This is a bad year for apples in our neighborhood. The Golden Delicious tree I usually pick from only produced a handful of apples at the highest branches (ten pounds at the most), and the tree with the red Jonagold-type fruit produced only about 100 apples, most of which the bees and worms got to first. I’ve picked maybe a dozen off of it for snacking; the rest were too far gone to so anything with. Another apple tree bore two apples, and the pear tree had nothing.
But my friend Dekalb ran across a bountiful pear tree while working, and the owners were thrilled when he asked about picking from it. (They’d eaten their fill of pears, and didn’t want the rest to go to waste. If you let your pears get overripe and drop to the ground, it’s bee city for you.) So one day I get a call, and a few minutes later Dekalb is marching through my door with box after box of pears.
I think it totaled to a bushel and a half in all, though I never weighed them, so that’s going by sight.
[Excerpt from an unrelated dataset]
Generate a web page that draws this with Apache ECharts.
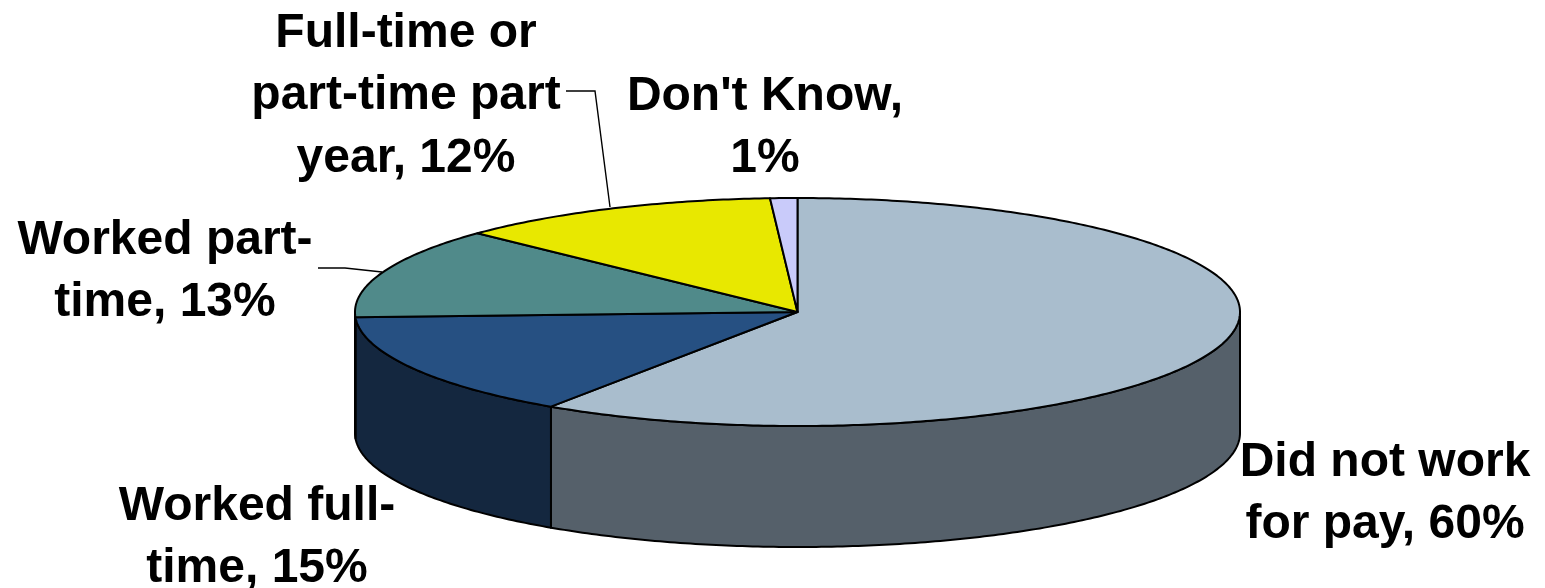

I spent Saturday night and most of Sunday slicing pears, poaching them, and then canning them with Season 8 of The X-Files playing the the background. I can my fruits under five pounds of pressure. Pressure canning isn’t required for most fruits, but I prefer it because it uses less water, which means the kitchen doesn’t turn into a sauna. I followed the USDA processing times for halved pears.
I don’t like the cores to go to waste, so I cooked some and strained them to make pear sauce. When I got tired of that, I just started throwing them into jars for making fruit scrap vinegar.
The tally: canned 35 pint jars of sliced pears (skin on), started five half-gallon jars of pear-scrap vinegar, and froze five ice cube trays of pear sauce to use in blender ice cream.